Wednesday, November 21, 2012

Rivalry Week: Clean, Old Fashioned Hate Edition

CLEAN, OLD-FASHIONED HATE: GEORGIA vs GEORGIA TECH 

The original by Bill Cromartie.
Many years ago as a young lad in the advertising business, I had the privilege of working with Bill Cromartie at the ad firm, BBDO. To those that know, Bill wrote the classic "Clean-Old Fashioned Hate" which chronicles the heated rivalry between the two storied football programs, Georgia and Georgia Tech.

While Bill did a great job in describing this bitter feud, he was a Georgia guy, and a proud one at that. So to balance things out, I've asked Evan, a recent graduate of the Georgia Institute of Technology, to share with us the more current thoughts on this rivalry and what has become known as "Hate Week"...and to offer his own pick for the game.

Perspective from a Yellow Jacket....

When first approached about sharing my thoughts on the Georgia-Georgia Tech rivalry, Coach Woolard told me to “keep it clean”. I laughed. There’s not much I like about the pups. Hey, there’s not much anything Techie likes about the mutts. [Cues video]


But I took a deep breath this morning, and could almost get a whiff of bourbon, Natural Lights, and tell-tale pools of urine. That's when I realized that this rank Atlanta odor comes only once a year. This week is a time to be thankful across the country. But in great state of Georgiuh, ya’ll, it’s Hate Week.



Georgia-Georgia Tech: A Story of Hatred, Football, & Inebriation (not always in that order)
Let’s back this up.
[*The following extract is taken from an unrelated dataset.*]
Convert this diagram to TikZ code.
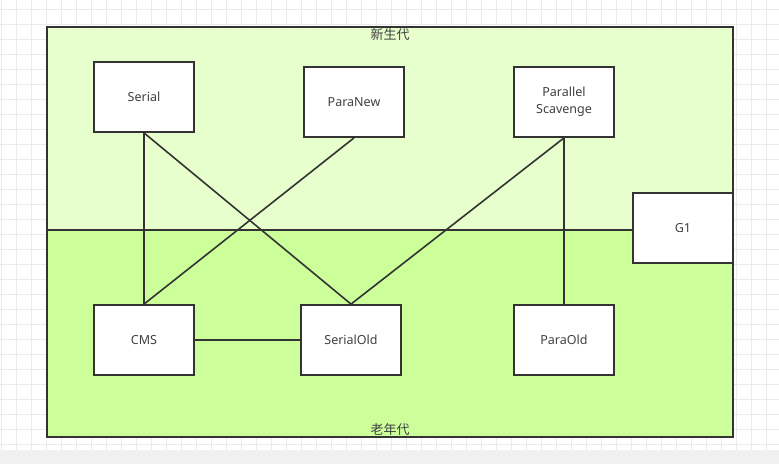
\documentclass[tikz,border=0pt]{standalone}
\usepackage{fontspec}
\setmainfont{Noto Sans}
\newfontfamily\cjk{Noto Sans CJK SC}
\definecolor{gridc}{HTML}{EBEBEB}
\definecolor{stripc}{HTML}{F0F0F0}
\definecolor{young}{HTML}{E6FFCC}
\definecolor{old}{HTML}{CCFF99}
\definecolor{edge}{HTML}{333333}
\definecolor{txt}{HTML}{404040}
\begin{document}
\begin{tikzpicture}[x=1pt,y=-1pt,
  gcbox/.style={draw=edge,line width=1.8pt,fill=white,minimum width=100pt,minimum height=70pt,inner sep=0pt,
     font=\fontsize{12.5}{17}\selectfont,text=txt,align=center},
  region/.style={draw=edge,line width=1.8pt,minimum width=686pt,inner sep=0pt},
  lbl/.style={font=\cjk\fontsize{13}{15}\selectfont,text=txt,inner sep=0pt},
  conn/.style={draw=edge,line width=1.6pt}]
\useasboundingbox (0,0) rectangle (779,464);
% background grid
\fill[white] (0,0) rectangle (779,450);
\foreach \k in {0,...,51}{\draw[gridc,line width=0.8pt] ({1.7+15*\k},0) -- ({1.7+15*\k},450);}
\foreach \k in {0,...,29}{\draw[gridc,line width=0.8pt] (0,{9.3+15*\k}) -- (779,{9.3+15*\k});}
\fill[stripc] (0,450) rectangle (779,464);
% regions
\node[region,fill=young,minimum height=203pt] (youngreg) at (390,128.5) {};
\node[region,fill=old,minimum height=207pt] (oldreg) at (390,333.5) {};
\node[lbl] (younglbl) at (390,35) {新生代};
\node[lbl] (oldlbl) at (390,430) {老年代};
% collectors
\node[gcbox] (serial) at (144,97) {Serial};
\node[gcbox] (paranew) at (354,102) {ParaNew};
\node[gcbox] (ps) at (564,102) {Parallel\\Scavenge};
\node[gcbox] (cms) at (144,340) {CMS};
\node[gcbox] (serialold) at (351,340) {SerialOld};
\node[gcbox] (paraold) at (564,340) {ParaOld};
\node[gcbox] (g1) at (683,228) {G1};
% connectors
\draw[conn] (serial.south) -- (cms.north);
\draw[conn] (serial.south) -- (serialold.north);
\draw[conn] (paranew.south) -- (cms.north);
\draw[conn] (ps.south) -- (serialold.north);
\draw[conn] (ps.south) -- (paraold.north);
\draw[conn] (cms.east) -- (serialold.west);
\end{tikzpicture}
\end{document}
The Institution was founded 100 years after that Athens community college. Soon after, the first Mutt Coach, Dr. Chuck “It Herts” Herty, said he would never allow GT's colors to be gold and white. Guess how that worked out (also, GT took that first meeting 27-13). 

Tech officially discontinued allowing the Mutts to use Grant Field as their home turf during WWI (yeah, some hicks will still say they have home-field advantage at BDS). Of course, GT may or may not have used some illegal players during the matchup, but who cares about following rules these days anyway? Dawg fans were so upset in that first loss that they threw rocks and beer at the Tech players as they marched back to their train, a noble tradition that continues to this day.

Tech despises the "Dwags" so much, legendary coach Bobby Dodd only ever referred to them as "georgie". Which is cool, I guess. 
They're not known for their academics.
It has been an odd history between these rivals. Tech holds the advantage in National Titles (4 to 2), conference championships (16 to 14) and general awesomeness. Despite all of this, georgie holds the lead 62-39-5.

Hate Week #107
Fast forward
to 2012. Georgia opens up as a 14-point favorite this week, and for the first time both teams enter as their respective division champs (thanks, Miami). And it might sound weird, but I like our odds. After the s#*@ storm also known as “October”, there’s arguably no better offense in the country than Tech. And seeing as how there’s visual evidence of UGA’s coach Todd Grantham struggling with a pistachio, I’m fairly confident that neither team will have a proper defensive coordinator (I’m also banking on three or more UGA players getting arrested after some outrageous Thanksgiving parties). Result: shootout ‘tween the hedges.

And as usual, there’s been plenty of chatter in the Atlanta Journal Constitution this week. “They smarter than us, but that’s ok we do football good,” said UGA defensive tackle Jon Jenkins, maybe. Big JJ makes a couple valid points, and if he ends up eating any GT players, he might actually have an impact in the game as well (inside sources tell me he has wreaked havoc on Snelling dining hall). And as usual, the AJC doesn’t give the Wreck much of a chance, either.

All of it points to a win by the Jackets. Some might call it arrogance (my boss does). But even if u[sic]ga wins nine out of ten times, there’s still that one game with a BCS championship on the line that every darkhorse wants to take home. The mutts have a lot to lose this Hate Week, and georgie is ripe for the picking. Plus I mean, we’re due, right? RIGHT?